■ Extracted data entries
○ ○ ○ ○ ○ ○ ○
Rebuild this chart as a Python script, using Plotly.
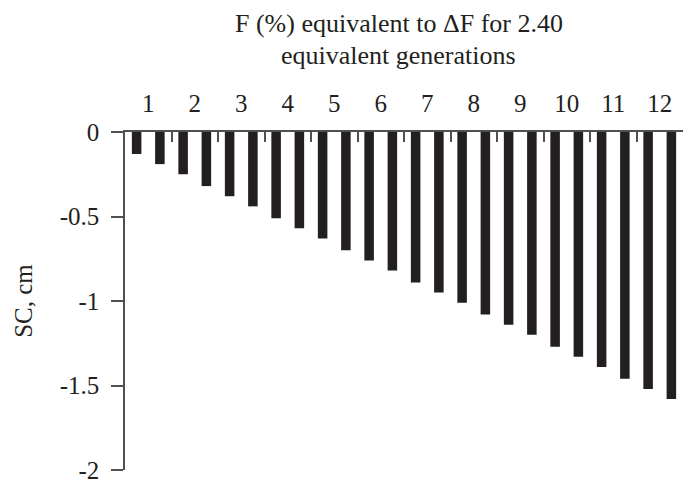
import plotly.graph_objects as go

bar_index = list(range(1, 25))
sc_values = [-0.13, -0.19, -0.25, -0.32, -0.38, -0.44, -0.51, -0.57, -0.63, -0.70, -0.76, -0.82,
             -0.89, -0.95, -1.01, -1.08, -1.14, -1.20, -1.27, -1.33, -1.39, -1.46, -1.52, -1.58]
f_labels = [str(i) for i in range(1, 13)]
label_pos = [2 * i - 0.5 for i in range(1, 13)]
boundary_pos = [2 * i + 0.5 for i in range(1, 12)]
y_ticks = [0, -0.5, -1, -1.5, -2]
y_labels = ["0", "-0.5", "-1", "-1.5", "-2"]
title_lines = ["F (%) equivalent to ΔF for 2.40", "equivalent generations"]

FONT = "Liberation Serif, Times New Roman, serif"
AX = "#505050"
TXT = "#231f20"
FS = 25
W, H = 683, 483
ML, MR, MT, MB = 125, 0, 132, 13
PH = H - MT - MB

fig = go.Figure()
fig.add_trace(go.Bar(x=bar_index, y=sc_values, width=0.41,
                     marker=dict(color=TXT, line=dict(width=0)), showlegend=False))
# invisible trace to activate the label axis
fig.add_trace(go.Scatter(x=[label_pos[0]], y=[0], xaxis="x2", mode="markers",
                         marker=dict(opacity=0), showlegend=False, hoverinfo="skip"))

for i, line in enumerate(title_lines):
    fig.add_annotation(text=line, xref="paper", yref="paper",
                       x=(398.5 - ML) / (W - ML - MR),
                       y=1 + (MT - 23 - 32 * i) / PH,
                       xanchor="center", yanchor="middle", showarrow=False,
                       font=dict(family=FONT, size=26, color=TXT))

fig.update_layout(
    width=W, height=H,
    margin=dict(l=ML, r=MR, t=MT, b=MB),
    paper_bgcolor="white", plot_bgcolor="white",
    font=dict(family=FONT, size=FS, color=TXT),
    xaxis=dict(range=[0.5, 24.5], side="top", showgrid=False, zeroline=False,
               showline=True, linecolor=AX, linewidth=1.5,
               tickmode="array", tickvals=boundary_pos, ticktext=[""] * len(boundary_pos),
               ticks="inside", ticklen=10, tickwidth=1.5, tickcolor=AX, anchor="y"),
    xaxis2=dict(range=[0.5, 24.5], overlaying="x", side="top", showgrid=False,
                zeroline=False, showline=False, anchor="y",
                tickmode="array", tickvals=label_pos, ticktext=f_labels,
                ticks="", ticklabelstandoff=14,
                tickfont=dict(family=FONT, size=FS, color=TXT)),
    yaxis=dict(range=[-2, 0], showgrid=False, zeroline=False,
               showline=True, linecolor=AX, linewidth=1.5,
               tickmode="array", tickvals=y_ticks, ticktext=y_labels,
               ticks="outside", ticklen=12, tickwidth=1.5, tickcolor=AX,
               ticklabelstandoff=7, ticklabeloverflow="allow",
               title=dict(text="SC, cm", standoff=20,
                          font=dict(family=FONT, size=FS, color=TXT))),
)

fig.write_html("out.html", config={"displayModeBar": False},
               post_script="document.body.style.margin='0px';document.body.style.overflow='hidden';")
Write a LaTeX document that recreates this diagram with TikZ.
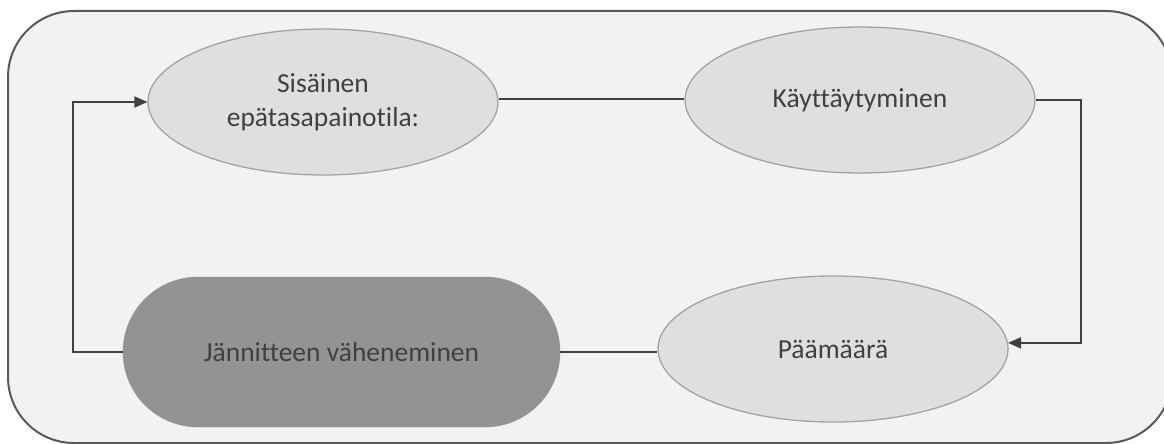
\documentclass[tikz,border=0pt]{standalone}
\usepackage{fontspec}
\setmainfont{Carlito}[Ligatures=NoCommon]
\usetikzlibrary{shapes.geometric,shapes.misc,arrows.meta}
\definecolor{bgfill}{HTML}{F2F2F2}
\definecolor{frame}{HTML}{595959}
\definecolor{ellfill}{HTML}{E0DFE0}
\definecolor{elldraw}{HTML}{A3A3A3}
\definecolor{stadfill}{HTML}{939393}
\definecolor{txt}{HTML}{404040}
\definecolor{conn}{HTML}{404040}
\begin{document}
\begin{tikzpicture}[x=1pt,y=-1pt,
  ell/.style={ellipse,draw=elldraw,line width=1.3pt,fill=ellfill,minimum width=350pt,minimum height=146pt,inner sep=0pt,text=txt,font=\fontsize{27.5}{34}\selectfont,align=center},
  stad/.style={rounded rectangle,fill=stadfill,draw=stadfill,minimum width=437pt,minimum height=150pt,inner sep=0pt,text=txt,font=\fontsize{27.5}{34}\selectfont},
  conn/.style={draw=conn,line width=1.8pt},
  arr/.style={conn,-{Triangle[length=13pt,width=11pt]}}]
\useasboundingbox (0,0) rectangle (1164,444);
\begin{scope}
\clip (0,0) rectangle (1164,444);
\draw[fill=bgfill,draw=frame,line width=2pt,rounded corners=66pt] (8,11) rectangle (1172,443);
\end{scope}
\node[ell] (sis) at (323,102) {Sisäinen\\epätasapainotila:};
\node[ell] (kay) at (860,100) {Käyttäytyminen};
\node[ell] (paa) at (833,349) {Päämäärä};
\node[stad] (jan) at (341.5,352) {Jännitteen väheneminen};
\coordinate (rc) at (1081,100);
\coordinate (lc) at (73,355);
\draw[conn] (sis.east |- 0,99) -- (kay.west |- 0,99);
\draw[arr] (kay.east) -- (rc) |- (paa.2);
\draw[conn] (jan.east) -- (paa.west |- jan.east);
\draw[arr] (jan.west) -- (jan.west -| lc) |- (sis.west);
\end{tikzpicture}
\end{document}
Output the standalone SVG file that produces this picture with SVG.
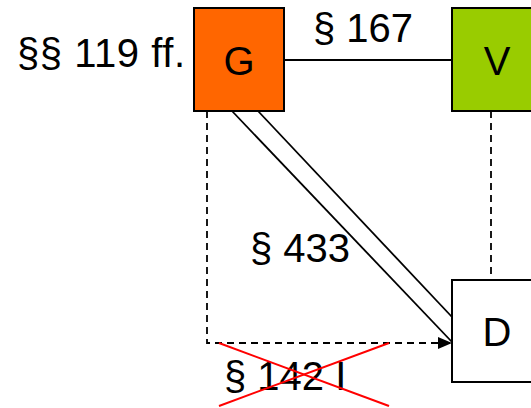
<svg xmlns="http://www.w3.org/2000/svg" width="531" height="408" viewBox="0 0 531 408">
<style>
.t{font-family:"Liberation Sans",Arial,sans-serif;font-size:40px;fill:#000}
.box{stroke:#000;stroke-width:2}
.ln{stroke:#000;stroke-width:1.8;fill:none}
.dash{stroke:#000;stroke-width:1.8;fill:none;stroke-dasharray:7,5}
.x{stroke:#ff0000;stroke-width:2;fill:none}
</style>
<defs>
<marker id="ah" viewBox="0 0 14 12" refX="14" refY="6" markerWidth="14" markerHeight="12" markerUnits="userSpaceOnUse" orient="auto">
<path d="M0,0 L14,6 L0,12 Z" fill="#000"/>
</marker>
</defs>
<rect width="531" height="408" fill="#fff"/>
<g id="connectors">
<line class="ln" x1="284" y1="60" x2="452" y2="60"/>
<line class="ln" x1="232" y1="111" x2="452" y2="342"/>
<line class="ln" x1="258" y1="111" x2="452" y2="317"/>
<polyline class="dash" points="207,111 207,343 452,343" marker-end="url(#ah)"/>
<line class="dash" x1="491" y1="111" x2="491" y2="280"/>
</g>
<g id="G">
<rect class="box" x="194" y="8" width="90" height="103" fill="#ff6600"/>
<text class="t" x="239" y="75" text-anchor="middle">G</text>
</g>
<g id="V">
<rect class="box" x="452" y="8" width="90" height="103" fill="#99cc00"/>
<text class="t" x="497" y="75" text-anchor="middle">V</text>
</g>
<g id="D">
<rect class="box" x="452" y="280" width="90" height="102" fill="#fff"/>
<text class="t" x="497" y="346" text-anchor="middle">D</text>
</g>
<g id="labels">
<text class="t" x="17" y="67" textLength="168" lengthAdjust="spacing">§§ 119 ff.</text>
<text class="t" x="313" y="42">§ 167</text>
<text class="t" x="250" y="262">§ 433</text>
<text class="t" x="224" y="390">§ 142 I</text>
</g>
<g id="cross">
<line class="x" x1="219" y1="343" x2="389" y2="406"/>
<line class="x" x1="219" y1="406" x2="389" y2="343"/>
</g>
</svg>
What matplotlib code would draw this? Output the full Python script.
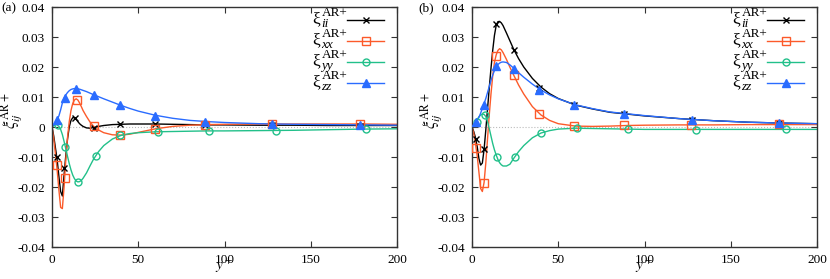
import matplotlib
matplotlib.use("Agg")
import matplotlib.pyplot as plt

plt.rcParams['font.family'] = ['Liberation Serif', 'DejaVu Serif']
plt.rcParams['mathtext.fontset'] = 'stix'
plt.rcParams['font.size'] = 9.5

# y+ positions where the smooth curves were read
yp = [0, 1, 2, 3, 4, 5, 6, 7, 8, 9, 10, 11, 12, 13, 14, 15, 16, 17, 18, 20,
      22, 24, 27, 30, 35, 40, 45, 50, 60, 70, 80, 90, 100, 120, 140, 160, 180, 200]

# panel (a)
a_ii = [0, -0.003, -0.007, -0.011, -0.0165, -0.0215, -0.0230, -0.0160, -0.0095, -0.0040, 0.0000,
        0.0022, 0.0031, 0.0031, 0.0026, 0.0018, 0.0011, 0.0006, 0.0002, -0.0003,
        -0.0004, -0.0002, 0.0002, 0.0005, 0.0008, 0.0009, 0.0010, 0.0010, 0.0010, 0.0009,
        0.0008, 0.0007, 0.0007, 0.0006, 0.0006, 0.0005, 0.0005, 0.0005]
a_xx = [0, -0.004, -0.009, -0.0145, -0.021, -0.0268, -0.0272, -0.0200, -0.0110, -0.0035, 0.0018,
        0.0055, 0.0078, 0.0090, 0.0094, 0.0090, 0.0080, 0.0068, 0.0055, 0.0035,
        0.0017, 0.0003, -0.0010, -0.0019, -0.0026, -0.0027, -0.0024, -0.0018, -0.0006, 0.0002,
        0.0006, 0.0008, 0.0009, 0.0010, 0.0010, 0.0010, 0.0010, 0.0009]
a_yy = [0, 0.0005, 0.0008, 0.0007, 0.0002, -0.0008, -0.0025, -0.0048, -0.0072, -0.0098, -0.0122,
        -0.0143, -0.0160, -0.0172, -0.0180, -0.0183, -0.0182, -0.0178, -0.0171, -0.0153,
        -0.0130, -0.0108, -0.0082, -0.0062, -0.0040, -0.0028, -0.0022, -0.0019, -0.0016, -0.0015,
        -0.0014, -0.0013, -0.0013, -0.0012, -0.0011, -0.0009, -0.0007, -0.0006]
a_zz = [0, 0.0007, 0.0015, 0.0024, 0.0037, 0.0057, 0.0080, 0.0096, 0.0107, 0.0115, 0.0121,
        0.0125, 0.0127, 0.0128, 0.0128, 0.0127, 0.0126, 0.0124, 0.0122, 0.0118,
        0.0113, 0.0108, 0.0101, 0.0094, 0.0083, 0.0072, 0.0062, 0.0053, 0.0039, 0.0029,
        0.0022, 0.0018, 0.0015, 0.0011, 0.0009, 0.0008, 0.0007, 0.0006]

# panel (b)
b_ii = [0, -0.0015, -0.0035, -0.0065, -0.0105, -0.0127, -0.0120, -0.0075, -0.0010, 0.0060, 0.0130,
        0.0195, 0.0255, 0.0305, 0.0338, 0.0351, 0.0352, 0.0347, 0.0338, 0.0313,
        0.0287, 0.0261, 0.0228, 0.0200, 0.0162, 0.0133, 0.0111, 0.0095, 0.0073, 0.0060,
        0.0049, 0.0043, 0.0037, 0.0028, 0.0021, 0.0016, 0.0013, 0.0011]
b_xx = [0, -0.002, -0.0055, -0.0095, -0.0150, -0.0205, -0.0215, -0.0185, -0.0120, -0.0040, 0.0040,
        0.0110, 0.0170, 0.0215, 0.0240, 0.0255, 0.0261, 0.0257, 0.0248, 0.0225,
        0.0199, 0.0175, 0.0140, 0.0110, 0.0068, 0.0040, 0.0022, 0.0011, 0.0003, 0.0002,
        0.0003, 0.0005, 0.0006, 0.0007, 0.0007, 0.0008, 0.0008, 0.0008]
b_yy = [0, 0.0008, 0.0016, 0.0025, 0.0034, 0.0040, 0.0043, 0.0042, 0.0035, 0.0018, -0.0005,
        -0.0030, -0.0055, -0.0076, -0.0093, -0.0108, -0.0119, -0.0126, -0.0130, -0.0130,
        -0.0124, -0.0106, -0.0082, -0.0062, -0.0036, -0.0020, -0.0012, -0.0007, -0.0004, -0.0005,
        -0.0006, -0.0007, -0.0008, -0.0008, -0.0008, -0.0008, -0.0008, -0.0008]
b_zz = [0, 0.0006, 0.0013, 0.0021, 0.0032, 0.0046, 0.0062, 0.0078, 0.0095, 0.0115, 0.0135,
        0.0155, 0.0173, 0.0188, 0.0200, 0.0208, 0.0213, 0.0216, 0.0217, 0.0215,
        0.0207, 0.0197, 0.0181, 0.0166, 0.0143, 0.0123, 0.0107, 0.0094, 0.0074, 0.0061,
        0.0050, 0.0044, 0.0038, 0.0028, 0.0021, 0.0016, 0.0013, 0.0011]

# marker points
a_ii_mx = [2.8, 7.2, 13.3, 24.2, 39.5, 59.7, 88.5, 127.4, 178.5]
a_ii_my = [-0.0101, -0.0138, 0.0030, -0.0002, 0.0009, 0.0010, 0.0007, 0.0007, 0.0005]
a_xx_mx = [2.8, 7.3, 14.3, 24.5, 39.5, 59.7, 88.7, 127.4, 178.5]
a_xx_my = [-0.0126, -0.0169, 0.0090, 0.0002, -0.0026, -0.0005, 0.0007, 0.0011, 0.0010]
a_yy_mx = [3.2, 7.8, 15.3, 25.4, 39.7, 61.3, 91.0, 130.0, 182.0]
a_yy_my = [0.0008, -0.0068, -0.0182, -0.0097, -0.0028, -0.0016, -0.0014, -0.0012, -0.0007]
a_zz_mx = [3.0, 7.3, 13.9, 24.6, 39.3, 59.7, 88.7, 127.4, 178.5]
a_zz_my = [0.0022, 0.0098, 0.0127, 0.0107, 0.0073, 0.0038, 0.0018, 0.0011, 0.0007]

b_ii_mx = [2.5, 7.0, 13.9, 24.2, 39.0, 59.3, 88.2, 127.4, 178.2]
b_ii_my = [-0.0041, -0.0072, 0.0342, 0.0258, 0.0131, 0.0072, 0.0045, 0.0022, 0.0013]
b_xx_mx = [2.5, 7.1, 14.0, 24.2, 39.0, 59.3, 88.0, 127.2, 178.2]
b_xx_my = [-0.0071, -0.0186, 0.0237, 0.0173, 0.0042, 0.0002, 0.0006, 0.0006, 0.0009]
b_yy_mx = [2.8, 7.5, 14.7, 24.9, 39.8, 61.0, 90.7, 130.0, 182.0]
b_yy_my = [0.0018, 0.0040, -0.0101, -0.0101, -0.0020, -0.0003, -0.0008, -0.0009, -0.0008]
b_zz_mx = [2.6, 7.1, 14.2, 24.2, 39.0, 59.3, 88.2, 127.4, 178.2]
b_zz_my = [0.0017, 0.0075, 0.0202, 0.0195, 0.0122, 0.0072, 0.0044, 0.0022, 0.0013]

# key labels: xi^{AR+}_{sub}
subs = ['ii', 'xx', 'yy', 'zz']
colors = ['#000000', '#fc5a2a', '#22c08a', '#2a6cff']
marks = ['x', 's', 'o', '^']
mfc = ['#000000', 'none', 'none', '#2a6cff']
msz = [4.5, 5.5, 5, 5.5]

yticks = [-0.04, -0.03, -0.02, -0.01, 0, 0.01, 0.02, 0.03, 0.04]
ytlabels = ['-0.04', '-0.03', '-0.02', '-0.01', '0', '0.01', '0.02', '0.03', '0.04']
xticks = [0, 50, 100, 150, 200]

panels = [
    ('(a)', [a_ii, a_xx, a_yy, a_zz],
     [(a_ii_mx, a_ii_my), (a_xx_mx, a_xx_my), (a_yy_mx, a_yy_my), (a_zz_mx, a_zz_my)]),
    ('(b)', [b_ii, b_xx, b_yy, b_zz],
     [(b_ii_mx, b_ii_my), (b_xx_mx, b_xx_my), (b_yy_mx, b_yy_my), (b_zz_mx, b_zz_my)]),
]

W, H = 830, 279
fig = plt.figure(figsize=(W / 100, H / 100), dpi=100)
lefts = [52, 472]
tagx = [1, 418]

for k, (tag, curves, mpts) in enumerate(panels):
    ax = fig.add_axes([lefts[k] / W, 1 - 247 / H, 345 / W, 240 / H])
    ax.axhline(0, color='#bbbbbb', ls=':', lw=0.8, zorder=0)
    for i in range(4):
        ax.plot(yp, curves[i], color=colors[i], lw=1.0, zorder=2)
        ax.plot(mpts[i][0], mpts[i][1], ls='none', marker=marks[i], color=colors[i],
                mfc=mfc[i], ms=msz[i], mew=1.0, zorder=3)
    ax.set_xlim(0, 200)
    ax.set_ylim(-0.04, 0.04)
    ax.set_xticks(xticks)
    ax.set_yticks(yticks)
    ax.set_yticklabels(ytlabels)
    ax.tick_params(direction='in', top=True, right=True, length=4, width=0.8,
                   pad=5, color='#333333')
    for s in ax.spines.values():
        s.set_linewidth(1.0)
        s.set_color('#333333')
    ax.set_xlabel(r'$y^+$', fontsize=11)
    ax.xaxis.set_label_coords(0.5, -0.042)
    ax.set_ylabel(r'$\xi^{\mathrm{AR+}}_{ij}$', fontsize=12)
    ax.yaxis.set_label_coords(-0.078, 0.57)

    # gnuplot-style key: label on the left, line sample on the right
    dx = lefts[k] - 52
    for i in range(4):
        yl = 20 + 21 * i
        ax.plot([(347 + dx) / W, (384 + dx) / W], [1 - yl / H, 1 - yl / H],
                transform=fig.transFigure, color=colors[i], lw=1.0, clip_on=False)
        ax.plot([(365.5 + dx) / W], [1 - yl / H], transform=fig.transFigure, ls='none',
                marker=marks[i], color=colors[i], mfc=mfc[i], ms=msz[i], mew=1.0,
                clip_on=False)
        fig.text((320 + dx) / W, 1 - (yl + 3) / H, '\u03be', fontsize=12.5,
                 ha='right', va='baseline')
        fig.text((321.5 + dx) / W, 1 - (yl - 4) / H, 'AR+', fontsize=9.5,
                 ha='left', va='baseline')
        fig.text((321.5 + dx) / W, 1 - (yl + 7) / H, subs[i], fontsize=9.5,
                 style='italic', ha='left', va='baseline')

    fig.text(tagx[k] / W, 1 - 8 / H, tag, va='center', ha='left')

fig.savefig('out.png', dpi=100)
○ ○ ○ ○ ○ ○ ○
■ Description of the task
Write out exactly the opening lines of the data, stopping after the line that holds "font=dict(family=FONT, size=26, color=TXT))". Exclude pictures.

■ Response for this exercise
Rebuild this chart as a Python script, using Plotly.
import plotly.graph_objects as go

bar_index = list(range(1, 25))
sc_values = [-0.13, -0.19, -0.25, -0.32, -0.38, -0.44, -0.51, -0.57, -0.63, -0.70, -0.76, -0.82,
             -0.89, -0.95, -1.01, -1.08, -1.14, -1.20, -1.27, -1.33, -1.39, -1.46, -1.52, -1.58]
f_labels = [str(i) for i in range(1, 13)]
label_pos = [2 * i - 0.5 for i in range(1, 13)]
boundary_pos = [2 * i + 0.5 for i in range(1, 12)]
y_ticks = [0, -0.5, -1, -1.5, -2]
y_labels = ["0", "-0.5", "-1", "-1.5", "-2"]
title_lines = ["F (%) equivalent to ΔF for 2.40", "equivalent generations"]

FONT = "Liberation Serif, Times New Roman, serif"
AX = "#505050"
TXT = "#231f20"
FS = 25
W, H = 683, 483
ML, MR, MT, MB = 125, 0, 132, 13
PH = H - MT - MB

fig = go.Figure()
fig.add_trace(go.Bar(x=bar_index, y=sc_values, width=0.41,
                     marker=dict(color=TXT, line=dict(width=0)), showlegend=False))
# invisible trace to activate the label axis
fig.add_trace(go.Scatter(x=[label_pos[0]], y=[0], xaxis="x2", mode="markers",
                         marker=dict(opacity=0), showlegend=False, hoverinfo="skip"))

for i, line in enumerate(title_lines):
    fig.add_annotation(text=line, xref="paper", yref="paper",
                       x=(398.5 - ML) / (W - ML - MR),
                       y=1 + (MT - 23 - 32 * i) / PH,
                       xanchor="center", yanchor="middle", showarrow=False,
                       font=dict(family=FONT, size=26, color=TXT))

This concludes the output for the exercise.